Let's tokenize the same sentence with the original and the new model


In [14]:
text = "This is an example of a English sentence."
print(bert_tokenizer.tokenize(text))
print(new_tokenizer.tokenize(text))
print()

text = "Ceci est un exemple de phrase en français."
print(bert_tokenizer.tokenize(text))
print(new_tokenizer.tokenize(text))

['This', 'is', 'an', 'example', 'of', 'a', 'Engl', '##ish', 'sentence', '.']
['This', 'is', 'an', 'ex', '##amp', '##le', 'of', 'a', 'Engl', '##ish', 'sentence', '.']

['Ceci', 'est', 'un', 'exemple', 'de', 'phrase', 'en', 'français', '.']
['Ceci', 'est', 'un', 'exemple', 'de', 'phrase', 'en', 'français', '.']


We can see that while embedding the **English sentence**, there are some differences between the two tokenizers, since not all of the _English_ tokens have been retained.

On the other hand, when we encode the **French sentence**, the embeddings are the same, as all of the _French_ tokens have been retained.

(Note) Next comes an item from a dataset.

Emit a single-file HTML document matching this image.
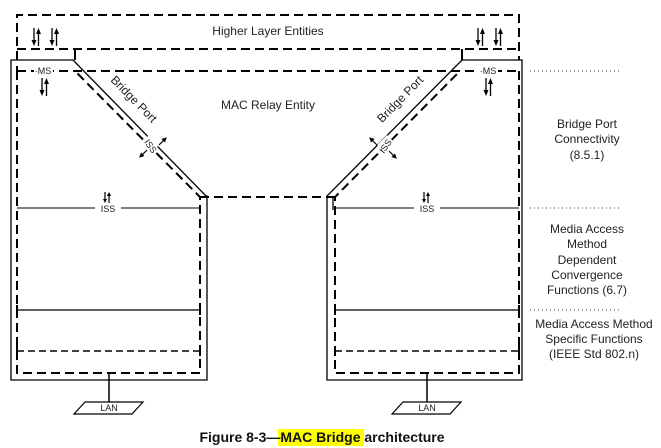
<!DOCTYPE html>
<html><head><meta charset="utf-8"><style>
html,body{margin:0;padding:0;background:#fff;}
svg{display:block;font-family:"Liberation Sans",Arial,sans-serif;}
</style></head><body>
<svg width="661" height="448" viewBox="0 0 661 448" xmlns="http://www.w3.org/2000/svg">
<defs>
<g id="ap">
 <line x1="0" y1="0" x2="0" y2="15" stroke="#000" stroke-width="1.3"/>
 <path d="M-2.5,12 L0,18 L2.5,12 Z" fill="#000"/>
 <line x1="4.5" y1="18" x2="4.5" y2="3" stroke="#000" stroke-width="1.3"/>
 <path d="M2,6 L4.5,0 L7,6 Z" fill="#000"/>
</g>
<g id="sap">
 <line x1="0" y1="0" x2="0" y2="9" stroke="#000" stroke-width="1.2"/>
 <path d="M-2,7 L0,11 L2,7 Z" fill="#000"/>
 <line x1="4" y1="11" x2="4" y2="2" stroke="#000" stroke-width="1.2"/>
 <path d="M2,4 L4,0 L6,4 Z" fill="#000"/>
</g>
<g id="sa">
 <line x1="0" y1="0" x2="0" y2="-8" stroke="#000" stroke-width="1.2"/>
 <path d="M-2.5,-6 L0,-11 L2.5,-6 Z" fill="#000"/>
</g>
</defs>
<g fill="none" stroke="#000">
 <path d="M17,60 V15 H519 V60" stroke-width="2" stroke-dasharray="9,5"/>
 <line x1="17" y1="49" x2="519" y2="49" stroke-width="2" stroke-dasharray="9,5"/>
 <line x1="75" y1="49" x2="75" y2="60" stroke-width="2"/>
 <line x1="462" y1="49" x2="462" y2="60" stroke-width="2"/>
 <path d="M11,380 V60 H73 L206,196 H207 V380 Z" stroke-width="1.3"/>
 <path d="M522,380 V60 H462 L327,196 V380 Z" stroke-width="1.3"/>
 <line x1="333" y1="196" x2="333" y2="210" stroke-width="1.3"/>
 <line x1="17" y1="71" x2="519" y2="71" stroke-width="2" stroke-dasharray="9,5"/>
 <line x1="17" y1="66" x2="17" y2="76" stroke-width="2"/>
 <path d="M17,71 V373 H200 V197 L75,71" stroke-width="2" stroke-dasharray="9,5"/>
 <path d="M519,71 V373 H335 V197 L460,71" stroke-width="2" stroke-dasharray="9,5"/>
 <line x1="200" y1="197" x2="335" y2="197" stroke-width="2" stroke-dasharray="9,5"/>
 <line x1="17" y1="208" x2="95" y2="208" stroke-width="1"/>
 <line x1="121" y1="208" x2="200" y2="208" stroke-width="1"/>
 <line x1="335" y1="208" x2="414" y2="208" stroke-width="1"/>
 <line x1="440" y1="208" x2="519" y2="208" stroke-width="1"/>
 <line x1="17" y1="310" x2="200" y2="310" stroke-width="1.3"/>
 <line x1="335" y1="310" x2="519" y2="310" stroke-width="1.3"/>
 <line x1="17" y1="305" x2="17" y2="315" stroke-width="2"/><line x1="200" y1="305" x2="200" y2="315" stroke-width="2"/>
 <line x1="335" y1="305" x2="335" y2="315" stroke-width="2"/><line x1="519" y1="305" x2="519" y2="315" stroke-width="2"/>
 <line x1="17" y1="351" x2="200" y2="351" stroke-width="1.5" stroke-dasharray="7,4"/>
 <line x1="335" y1="351" x2="519" y2="351" stroke-width="1.5" stroke-dasharray="7,4"/>
 <line x1="17" y1="346" x2="17" y2="356" stroke-width="2"/><line x1="200" y1="346" x2="200" y2="356" stroke-width="2"/>
 <line x1="335" y1="346" x2="335" y2="356" stroke-width="2"/><line x1="519" y1="346" x2="519" y2="356" stroke-width="2"/>
 <line x1="109" y1="373" x2="109" y2="402" stroke-width="1.5"/>
 <line x1="427" y1="373" x2="427" y2="402" stroke-width="1.5"/>
 <path d="M85,402 H143 L132,414 H74 Z" stroke-width="1.2"/>
 <path d="M403,402 H461 L450,414 H392 Z" stroke-width="1.2"/>
 <g stroke="#444" stroke-width="1" stroke-dasharray="1,3">
  <line x1="530" y1="71" x2="620" y2="71"/>
  <line x1="530" y1="208" x2="620" y2="208"/>
  <line x1="530" y1="310" x2="620" y2="310"/>
 </g>
</g>
<rect x="34" y="65" width="19" height="11" fill="#fff"/>
<rect x="479" y="65" width="19" height="11" fill="#fff"/>
<rect x="142" y="138" width="14" height="14" fill="#fff" transform="rotate(45 149 145)"/>
<rect x="380" y="138" width="14" height="14" fill="#fff" transform="rotate(-45 387 145)"/>
<g fill="#222" font-size="9" text-anchor="middle">
 <text x="43" y="74">·MS</text>
 <text x="488" y="74">·MS</text>
 <text x="108" y="212">ISS</text>
 <text x="427" y="212">ISS</text>
 <text x="109" y="411">LAN</text>
 <text x="427" y="411">LAN</text>
 <text x="0" y="0" transform="translate(148,148) rotate(55)">ISS</text>
 <text x="0" y="0" transform="translate(388,148) rotate(-55)">ISS</text>
</g>
<use href="#sa" transform="translate(159,145) rotate(45)"/>
<use href="#sa" transform="translate(147,150) rotate(225)"/>
<use href="#sa" transform="translate(377,145) rotate(-45)"/>
<use href="#sa" transform="translate(389,151) rotate(135)"/>
<use href="#ap" x="34" y="28"/>
<use href="#ap" x="52" y="28"/>
<use href="#ap" x="478" y="28"/>
<use href="#ap" x="496" y="28"/>
<use href="#ap" x="42" y="78"/>
<use href="#ap" x="486" y="78"/>
<use href="#sap" x="105" y="192"/>
<use href="#sap" x="424" y="192"/>
<g fill="#222" font-size="12" text-anchor="middle">
 <text x="268" y="35">Higher Layer Entities</text>
 <text x="268" y="109">MAC Relay Entity</text>
 <text transform="translate(131,102) rotate(45.5)">Bridge Port</text>
 <text transform="translate(403,102) rotate(-45.5)">Bridge Port</text>
 <text x="587" y="128">Bridge Port</text>
 <text x="587" y="143">Connectivity</text>
 <text x="587" y="159">(8.5.1)</text>
 <text x="587" y="233">Media Access</text>
 <text x="587" y="248">Method</text>
 <text x="587" y="264">Dependent</text>
 <text x="587" y="279">Convergence</text>
 <text x="587" y="294">Functions (6.7)</text>
 <text x="594" y="328">Media Access Method</text>
 <text x="594" y="343">Specific Functions</text>
 <text x="594" y="358">(IEEE Std 802.n)</text>
</g>
<rect x="278" y="429" width="86" height="17" fill="#ffff00"/>
<text x="322" y="442" font-size="14" font-weight="bold" text-anchor="middle" fill="#111">Figure 8-3—MAC Bridge architecture</text>
</svg>
</body></html>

## Fine-tuning on sentiment analysis & results

We fine-tuned both models on the French path of [tyqiangz/multilingual-sentiments](https://huggingface.co/datasets/tyqiangz/multilingual-sentiments), a multilingual  sentiment analysis dataset.

Hyper-parameters:

- `learning_rate=2e-5`
- `per_device_train_batch_size=64`
- `num_train_epochs=10`
- `weight_decay=0.01`
- `eval_strategy="steps"`

We applied early stopping on the validation accuracy, with a patience of 3.

The fine-tuning procedure is shown in the following notebook: [mBERT classification fine-tuning](https://colab.research.google.com/github/alpinf/smaller_llms/blob/main/notebooks/classification_fine_tuning_mBERT.ipynb).

The accuracy scores we got were:

- **mBERT: 69.4%**
- **frBERT: 69.9%**

We see no drop in accuracy when using the vocabulary-trimmed model, with a model that's **41%** smaller in terms of the number of parameters compared to the original mBERT model.